The point is that M & W had the key idea, pursued it, did the definitive work and brought it all together – hence the well-deserved Nobel – but there was, it turned out, other relevant older published work. In addition, once M&W’s work had got out in a prominent journal (in about ’85, not all that many years after they started on the H pylori trail), other people got similar results.
One might contrast this with a lot of the so-called ‘paradigm shift’ stuff the anti-science mob tend to drone on about, vaccines and autism being an obvious example.
Thanks for the link to the previous trail of evidence, Austin.
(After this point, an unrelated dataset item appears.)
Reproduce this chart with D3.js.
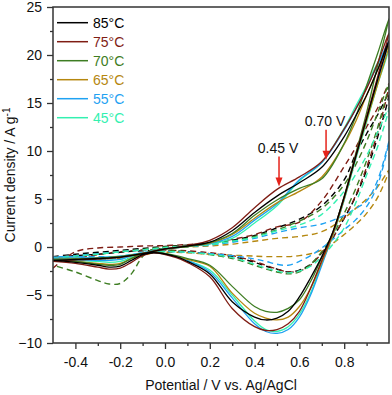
<!DOCTYPE html>
<html>
<head>
<meta charset="utf-8">
<script src="https://cdn.jsdelivr.net/npm/d3@7"></script>
<style>
  body { margin: 0; background: #fff; }
  svg { font-family: "Liberation Sans", Arial, sans-serif; }
</style>
</head>
<body>
<div id="chart"></div>
<script>
// temperatures and their colours
var temps = ["85°C", "75°C", "70°C", "65°C", "55°C", "45°C"];
var colors = ["#000000", "#7f1d14", "#3e7d23", "#b5870f", "#1fa2f2", "#33f0b0"];

// potential grid for the forward (anodic) sweep, ending at the vertex
var vUp = [-0.5, -0.4, -0.3, -0.2, -0.1, 0, 0.1, 0.2, 0.3, 0.4, 0.5, 0.6, 0.7, 0.8, 0.85, 0.9, 0.95, 1.0];
// potential grid for the reverse (cathodic) sweep, after the vertex
var vDown = [0.95, 0.9, 0.85, 0.8, 0.75, 0.7, 0.65, 0.6, 0.55, 0.5, 0.45, 0.4, 0.3, 0.2, 0.1, 0.05, -0.05, -0.1, -0.15, -0.2, -0.25, -0.3, -0.4, -0.5];

// solid curves, current density (A/g)
var solidUp = [
  [-1.4, -1.3, -1.2, -1.05, -0.7, -0.2, 0.1, 0.5, 1.7, 3.6, 5.3, 6.7, 8.3, 11.5, 13.6, 15.8, 18.5, 21.5],
  [-1.5, -1.35, -1.25, -1.1, -0.7, -0.2, 0.15, 0.7, 2.0, 4.1, 6.0, 7.3, 8.9, 12.3, 14.3, 16.5, 19.2, 22.3],
  [-1.3, -1.25, -1.15, -1.0, -0.65, -0.2, 0.05, 0.45, 1.4, 3.3, 4.9, 6.1, 7.1, 10.8, 13.5, 16.8, 20.2, 23.8],
  [-1.3, -1.25, -1.15, -1.0, -0.65, -0.2, 0.05, 0.4, 1.3, 3.0, 4.6, 5.8, 7.3, 10.7, 13.0, 15.8, 18.5, 21.0],
  [-1.2, -1.15, -1.1, -0.95, -0.6, -0.2, 0.05, 0.35, 1.1, 2.8, 4.5, 7.0, 8.8, 12.2, 14.3, 16.6, 19.0, 21.5],
  [-1.25, -1.2, -1.1, -0.95, -0.6, -0.2, 0.05, 0.3, 0.9, 2.5, 4.3, 6.9, 8.8, 12.4, 14.6, 16.8, 19.2, 20.8]
];
var solidDown = [
  [17.5, 13.4, 9.3, 5.2, 1.6, -1.0, -3.2, -5.2, -6.7, -7.4, -7.6, -7.3, -5.7, -2.8, -1.5, -1.0, -0.6, -0.8, -1.4, -2.0, -2.1, -1.9, -1.6, -1.4],
  [17.8, 13.6, 9.4, 5.2, 1.5, -1.4, -4.3, -6.7, -8.0, -8.6, -8.7, -8.3, -6.4, -3.1, -1.6, -1.1, -0.6, -0.9, -1.6, -2.2, -2.3, -2.1, -1.7, -1.5],
  [19.0, 14.0, 9.6, 5.3, 1.6, -1.1, -3.6, -5.5, -6.4, -6.8, -6.7, -6.2, -4.1, -1.9, -1.2, -0.9, -0.5, -0.7, -1.2, -1.8, -1.9, -1.8, -1.5, -1.3],
  [17.0, 13.2, 9.2, 5.0, 1.3, -1.6, -4.3, -6.2, -7.3, -7.6, -7.4, -6.9, -4.8, -2.0, -1.3, -1.0, -0.5, -0.7, -1.2, -1.7, -1.8, -1.7, -1.5, -1.3],
  [17.3, 13.3, 9.2, 5.0, 1.3, -1.9, -5.0, -7.3, -8.6, -9.0, -8.8, -8.0, -5.3, -2.6, -1.4, -1.0, -0.5, -0.6, -0.9, -1.3, -1.4, -1.4, -1.3, -1.2],
  [17.0, 13.0, 9.0, 4.9, 1.2, -1.7, -4.8, -7.0, -8.3, -8.8, -8.6, -7.7, -5.0, -2.4, -1.4, -1.0, -0.5, -0.6, -1.1, -1.5, -1.6, -1.5, -1.4, -1.25]
];

// dashed curves, current density (A/g)
var dashUp = [
  [-1.0, -0.75, -0.55, -0.35, -0.15, 0.05, 0.2, 0.35, 0.7, 1.2, 2.0, 2.9, 4.3, 7.0, 9.6, 11.8, 13.8, 16.0],
  [-2.2, -0.5, -0.1, 0.0, 0.1, 0.15, 0.25, 0.4, 0.8, 1.3, 2.1, 2.6, 4.8, 8.4, 10.3, 12.5, 14.5, 17.0],
  [-1.3, -1.0, -0.75, -0.5, -0.25, 0.0, 0.15, 0.3, 0.6, 1.1, 1.8, 2.7, 4.0, 6.5, 8.5, 11.0, 14.0, 17.0],
  [-1.1, -0.9, -0.7, -0.5, -0.3, -0.1, 0.0, 0.1, 0.3, 0.6, 0.9, 1.1, 1.6, 3.0, 4.0, 5.0, 6.3, 8.0],
  [-1.1, -0.9, -0.7, -0.5, -0.3, -0.1, 0.05, 0.2, 0.5, 0.9, 1.5, 2.0, 2.4, 3.3, 4.0, 4.8, 7.0, 11.0],
  [-1.2, -0.95, -0.75, -0.5, -0.3, -0.05, 0.1, 0.25, 0.6, 1.0, 1.7, 2.3, 3.4, 5.8, 7.5, 9.5, 12.0, 14.5]
];
var dashDown = [
  [11.5, 8.0, 5.2, 3.0, 1.0, -0.6, -1.8, -2.4, -2.6, -2.3, -2.0, -1.6, -1.0, -0.7, -0.5, -0.45, -0.4, -0.4, -0.45, -0.55, -0.65, -0.75, -0.9, -1.1],
  [12.0, 8.3, 5.3, 3.0, 1.0, -0.6, -1.9, -2.5, -2.6, -2.3, -1.9, -1.5, -0.9, -0.6, -0.4, -0.35, -0.3, -0.3, -0.4, -0.5, -0.6, -0.8, -1.2, -1.5],
  [12.5, 9.0, 6.0, 3.5, 1.3, -0.5, -1.8, -2.6, -2.8, -2.6, -2.3, -1.9, -1.2, -0.8, -0.5, -0.4, -0.2, -1.0, -2.8, -3.8, -3.85, -3.5, -2.6, -1.9],
  [5.2, 3.5, 2.3, 1.3, 0.4, -0.3, -0.7, -0.9, -1.0, -1.0, -1.0, -0.95, -0.85, -0.75, -0.6, -0.55, -0.6, -0.9, -1.15, -1.2, -1.2, -1.2, -1.15, -1.1],
  [6.5, 4.2, 2.8, 1.8, 0.8, -0.1, -0.9, -1.5, -1.9, -1.8, -1.5, -1.25, -0.9, -0.7, -0.55, -0.5, -0.5, -0.7, -0.9, -1.0, -1.0, -1.0, -1.0, -1.0],
  [10.5, 7.5, 4.5, 2.0, 0.3, -1.0, -2.0, -2.5, -2.7, -2.5, -2.2, -1.8, -1.1, -0.75, -0.55, -0.5, -0.5, -0.7, -1.0, -1.2, -1.25, -1.25, -1.2, -1.2]
];

// axis ticks
var xTicks = [-0.4, -0.2, 0.0, 0.2, 0.4, 0.6, 0.8];
var xMinor = [-0.3, -0.1, 0.1, 0.3, 0.5, 0.7, 0.9];
var yTicks = [-10, -5, 0, 5, 10, 15, 20, 25];
var yMinor = [-7.5, -2.5, 2.5, 7.5, 12.5, 17.5, 22.5];

// peak markers
var peakLabels = ["0.45 V", "0.70 V"];
var peakV = [0.509, 0.719];
var peakI = [6.3, 9.1];

var width = 392, height = 395;
var margin = { top: 7, right: 3, bottom: 52, left: 53 };

var svg = d3.select("#chart").append("svg")
  .attr("width", width)
  .attr("height", height);

var x = d3.scaleLinear().domain([-0.5, 1.0]).range([margin.left, width - margin.right]);
var y = d3.scaleLinear().domain([-10, 25]).range([height - margin.bottom, margin.top]);

svg.append("clipPath").attr("id", "plot-clip")
  .append("rect")
  .attr("x", x(-0.5)).attr("y", y(25))
  .attr("width", x(1.0) - x(-0.5)).attr("height", y(-10) - y(25));

var line = d3.line()
  .x(function (d) { return x(d[0]); })
  .y(function (d) { return y(d[1]); })
  .curve(d3.curveCatmullRom.alpha(0.5));

function loop(up, down) {
  var pts = vUp.map(function (v, j) { return [v, up[j]]; });
  return pts.concat(vDown.map(function (v, j) { return [v, down[j]]; }));
}

var plot = svg.append("g").attr("clip-path", "url(#plot-clip)");

// dashed loops first, solid loops on top
temps.forEach(function (t, i) {
  plot.append("path")
    .attr("d", line(loop(dashUp[i], dashDown[i])))
    .attr("fill", "none")
    .attr("stroke", colors[i])
    .attr("stroke-width", 1.4)
    .attr("stroke-dasharray", "6,4");
});
for (var i = temps.length - 1; i >= 0; i--) {
  plot.append("path")
    .attr("d", line(loop(solidUp[i], solidDown[i])))
    .attr("fill", "none")
    .attr("stroke", colors[i])
    .attr("stroke-width", 1.3);
}

// axes
var axisColor = "#333";
var gx = svg.append("g").attr("transform", "translate(0," + y(-10) + ")")
  .call(d3.axisBottom(x).tickValues(xTicks).tickSize(6).tickPadding(8)
    .tickFormat(function (d) { return d.toFixed(1); }));
svg.append("g").attr("transform", "translate(0," + y(-10) + ")")
  .call(d3.axisBottom(x).tickValues(xMinor).tickSize(3).tickFormat(""));
var gy = svg.append("g").attr("transform", "translate(" + x(-0.5) + ",0)")
  .call(d3.axisLeft(y).tickValues(yTicks).tickSize(6).tickPadding(5));
svg.append("g").attr("transform", "translate(" + x(-0.5) + ",0)")
  .call(d3.axisLeft(y).tickValues(yMinor).tickSize(3).tickFormat(""));

svg.selectAll(".domain").remove();
svg.selectAll(".tick line").attr("stroke", axisColor).attr("stroke-width", 1.3);
svg.selectAll(".tick text").attr("fill", "#111").style("font-size", "14px")
  .style("font-family", "'Liberation Sans', Arial, sans-serif");

// frame
svg.append("rect")
  .attr("x", x(-0.5)).attr("y", y(25))
  .attr("width", x(1.0) - x(-0.5)).attr("height", y(-10) - y(25))
  .attr("fill", "none")
  .attr("stroke", axisColor)
  .attr("stroke-width", 1.5);

// axis titles
svg.append("text")
  .attr("x", (x(-0.5) + x(1.0)) / 2)
  .attr("y", 390)
  .attr("text-anchor", "middle")
  .style("font-size", "14px")
  .attr("fill", "#111")
  .text("Potential / V vs. Ag/AgCl");

var yl = svg.append("text")
  .attr("transform", "translate(15," + ((y(25) + y(-10)) / 2) + ") rotate(-90)")
  .attr("text-anchor", "middle")
  .style("font-size", "14px")
  .attr("fill", "#111");
yl.append("tspan").text("Current density / A g");
yl.append("tspan").attr("dy", -5).style("font-size", "10px").text("-1");

// legend
var legend = svg.append("g");
temps.forEach(function (t, i) {
  var ly = 22.7 + i * 19;
  legend.append("line")
    .attr("x1", 57).attr("x2", 88)
    .attr("y1", ly).attr("y2", ly)
    .attr("stroke", colors[i])
    .attr("stroke-width", 1.5);
  legend.append("text")
    .attr("x", 93).attr("y", ly + 5)
    .attr("fill", colors[i])
    .style("font-size", "14px")
    .text(t);
});

// peak arrows
var red = "#e5231b";
peakLabels.forEach(function (lab, k) {
  var px = x(peakV[k]), py = y(peakI[k]);
  svg.append("line")
    .attr("x1", px).attr("x2", px)
    .attr("y1", py - 30).attr("y2", py - 8)
    .attr("stroke", red).attr("stroke-width", 1.5);
  svg.append("path")
    .attr("d", "M" + (px - 3.5) + "," + (py - 9) + "L" + (px + 3.5) + "," + (py - 9) + "L" + px + "," + py + "Z")
    .attr("fill", red);
  svg.append("text")
    .attr("x", px - 1).attr("y", py - 34)
    .attr("text-anchor", "middle")
    .style("font-size", "14px")
    .attr("fill", "#111")
    .text(lab);
});
</script>
</body>
</html>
It is the key point about the scientific stance which, done properly, has a higher regard for data than theories.
I was struck by this point when catching up with the BBC2 Horizon programme on the Higgs Boson earlier this week (still a few days to watch if you can access iPlayer). For some of the scientists working on the project, many of whom had devoted years to it, it ultimately didn’t matter if they found it or not. Finding the Higgs boson would go a long way to confirming the standard model; but not finding it would be just as exciting, it seemed, since although the theory would have to be discarded, the result would undoubtedly point in new and interesting directions.
It’s an example worth pointing out when faced with the ‘oh, all science is a conspiracy” line.
Being open is indeed the key. Problems occur when people stop being open about their work. For example, people who write things like “Why should I make the data available to you, when your aim is to try and find something wrong with it”.